The judgment is modified by dismissing the strike finding;  vacating appellant's four-year sentence;  and substituting therefor the two-year low term.   As modified, the judgment is affirmed.


1.   All further section references are to the Penal Code.

2.   These facts are taken from the probation report.  (See, e.g., People v. Caceres (1997) 52 Cal.App.4th 106, 109, fn. 4, 60 Cal.Rptr.2d 415.)
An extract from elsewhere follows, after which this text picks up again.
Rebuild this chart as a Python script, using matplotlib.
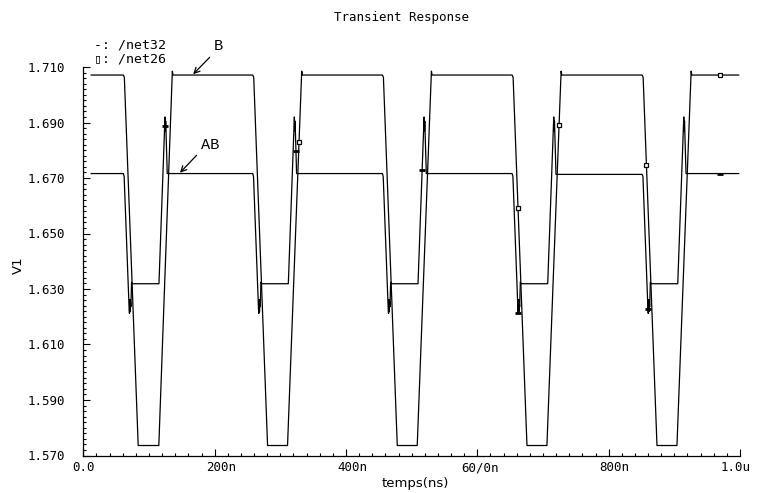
import numpy as np
import matplotlib
matplotlib.use("Agg")
import matplotlib.pyplot as plt
import matplotlib.transforms as mtransforms
from matplotlib.ticker import MultipleLocator

# waveform of /net26 (curve "B"), time in ns, volts
t_b = [12.0,
       61.0, 62.5, 83.6, 115.0, 135.6, 136.6,
       258.0, 259.5, 280.6, 311.0, 332.6, 333.6,
       455.5, 457.0, 478.1, 508.5, 530.1, 531.1,
       653.0, 654.5, 675.6, 706.0, 727.6, 728.6,
       851.0, 852.5, 873.6, 904.0, 925.6, 926.6,
       998.0]
v_b = [1.7071,
       1.7071, 1.7063, 1.5736, 1.5736, 1.7085, 1.7071,
       1.7071, 1.7063, 1.5736, 1.5736, 1.7085, 1.7071,
       1.7071, 1.7063, 1.5736, 1.5736, 1.7085, 1.7071,
       1.7071, 1.7063, 1.5736, 1.5736, 1.7085, 1.7071,
       1.7071, 1.7063, 1.5736, 1.5736, 1.7085, 1.7071,
       1.7071]

# waveform of /net32 (curve "AB")
t_ab = [12.0,
        61.0, 62.2, 69.8, 70.3, 70.8, 71.3, 71.8, 72.5, 73.5, 74.5, 115.2, 124.4, 125.0, 125.5, 127.8,
        258.0, 259.2, 266.8, 267.3, 267.8, 268.3, 268.8, 269.5, 270.5, 271.5, 312.2, 321.4, 322.0, 322.5, 324.8,
        455.5, 456.7, 464.3, 464.8, 465.3, 465.8, 466.3, 467.0, 468.0, 469.0, 509.7, 518.9, 519.5, 520.0, 522.3,
        653.0, 654.2, 661.8, 662.3, 662.8, 663.3, 663.8, 664.5, 665.5, 666.5, 707.2, 716.4, 717.0, 717.5, 719.8,
        851.0, 852.2, 859.8, 860.3, 860.8, 861.3, 861.8, 862.5, 863.5, 864.5, 905.2, 914.4, 915.0, 915.5, 917.8,
        998.0]
v_ab = [1.6716,
        1.6716, 1.6705, 1.6228, 1.6212, 1.6262, 1.6218, 1.6255, 1.6236, 1.6325, 1.6319, 1.6319, 1.6920, 1.6870, 1.6905, 1.6716,
        1.6716, 1.6705, 1.6228, 1.6212, 1.6262, 1.6218, 1.6255, 1.6236, 1.6325, 1.6319, 1.6319, 1.6920, 1.6870, 1.6905, 1.6716,
        1.6716, 1.6705, 1.6228, 1.6212, 1.6262, 1.6218, 1.6255, 1.6236, 1.6325, 1.6319, 1.6319, 1.6920, 1.6870, 1.6905, 1.6716,
        1.6716, 1.6705, 1.6228, 1.6212, 1.6262, 1.6218, 1.6255, 1.6236, 1.6325, 1.6319, 1.6319, 1.6920, 1.6870, 1.6905, 1.6713,
        1.6713, 1.6705, 1.6228, 1.6212, 1.6262, 1.6218, 1.6255, 1.6236, 1.6325, 1.6319, 1.6319, 1.6920, 1.6870, 1.6905, 1.6716,
        1.6716]

# where the plotter put its curve symbols
mark_t_b = [328.5, 662.0, 724.5, 857.5, 970.0]
mark_t_ab = [124.8, 323.8, 662.3, 516.0, 859.8, 970.0]

x_ticks = [0, 200, 400, 600, 800, 1000]
x_labels = ["0.0", "200n", "400n", "60/0n", "800n", "1.0u"]
y_ticks = [1.570, 1.590, 1.610, 1.630, 1.650, 1.670, 1.690, 1.710]
y_labels = ["1.570", "1.590", "1.610", "1.630", "1.650", "1.670", "1.690", "1.710"]

W, H = 757, 493
fig = plt.figure(figsize=(W / 100, H / 100), dpi=100)
ax = fig.add_axes([83.3 / W, 1 - 455.5 / H, (740 - 83.3) / W, (455.5 - 67) / H])

ax.plot(t_b, v_b, color="black", lw=0.9)
ax.plot(t_ab, v_ab, color="black", lw=0.9)

# symbols on the curves
ax.plot(mark_t_b, np.interp(mark_t_b, t_b, v_b), ls="none", marker="s",
        ms=3.2, mfc="white", mec="black", mew=0.9)
ax.plot(mark_t_ab, np.interp(mark_t_ab, t_ab, v_ab), ls="none", marker="_",
        ms=5, mec="black", mew=2.0)

ax.set_xlim(0, 1000)
ax.set_ylim(1.570, 1.710)
ax.set_xticks(x_ticks)
ax.set_xticklabels(x_labels)
ax.set_yticks(y_ticks)
ax.set_yticklabels(y_labels)
ax.xaxis.set_minor_locator(MultipleLocator(20))
ax.yaxis.set_minor_locator(MultipleLocator(0.002))

for s in ["top", "right"]:
    ax.spines[s].set_visible(False)
for s in ["left", "bottom"]:
    ax.spines[s].set_linewidth(0.9)

tick_font = "DejaVu Sans Mono"
ax.tick_params(axis="both", which="major", direction="in", length=5, width=0.8)
ax.tick_params(axis="both", which="minor", direction="in", length=2.5, width=0.8)
ax.tick_params(axis="y", which="major", pad=13)
ax.tick_params(axis="x", which="major", pad=4)
for lab in ax.get_xticklabels() + ax.get_yticklabels():
    lab.set_fontfamily(tick_font)
    lab.set_fontsize(9)

# the plotter's x labels sit a little off their ticks
x_shift_px = [0, 6, 6, 3, 5.5, -4.5]
for lab, dx in zip(ax.get_xticklabels(), x_shift_px):
    lab.set_transform(lab.get_transform() +
                      mtransforms.ScaledTranslation(dx / 100, 0, fig.dpi_scale_trans))

# title, axis names, legend
fig.text(401 / W, 1 - 17 / H, "Transient Response", ha="center", va="center",
         fontsize=9, family=tick_font)
fig.text(415 / W, 1 - 483 / H, "temps(ns)", ha="center", va="center",
         fontsize=9.5, family="DejaVu Sans")
fig.text(18 / W, 1 - 265 / H, "V1", ha="center", va="center", rotation=90,
         fontsize=9.5, family="DejaVu Sans")
fig.text(94 / W, 1 - 45 / H, "-: /net32", ha="left", va="center",
         fontsize=9.5, family=["DejaVu Sans Mono", "DejaVu Sans"])
fig.text(94 / W, 1 - 59 / H, "\u25af: /net26", ha="left", va="center",
         fontsize=9.5, family=["DejaVu Sans Mono", "DejaVu Sans"])

# curve labels with arrows
ax.text(205.5, 1.7176, "B", ha="center", va="center", fontsize=11,
        family="Liberation Mono", clip_on=False)
ax.annotate("", xy=(167.3, 1.7074), xytext=(192.5, 1.7135),
            arrowprops=dict(arrowstyle="->", lw=0.9, color="black",
                            shrinkA=0, shrinkB=0, mutation_scale=10),
            annotation_clip=False)
ax.text(192.8, 1.6819, "AB", ha="center", va="center", fontsize=11,
        family="Liberation Mono", clip_on=False)
ax.annotate("", xy=(147.2, 1.6719), xytext=(172.6, 1.6782),
            arrowprops=dict(arrowstyle="->", lw=0.9, color="black",
                            shrinkA=0, shrinkB=0, mutation_scale=10))

fig.savefig("out.png", dpi=100)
3.   The court was referring to the five-year enhancement for a prior serious felony conviction. (§§ 667, subd. (a);  1192.7, subd. (c).)  We note that neither of the “two, nearly identical statutory schemes” comprising the Three Strikes law was in existence at that time.   The legislative scheme (§ 667, subds. (b)-(i)) was not effective until March 7, 1994.   The initiative scheme (§ 1170.12, subds. (a)-(d)) became effective on November 9, 1994.  (People v. Superior Court (Romero) (1996) 13 Cal.4th 497, 504-505, 53 Cal.Rptr.2d 789, 917 P.2d 628.)


We concur:  VOGEL (C.S.), P.J., EPSTEIN, J.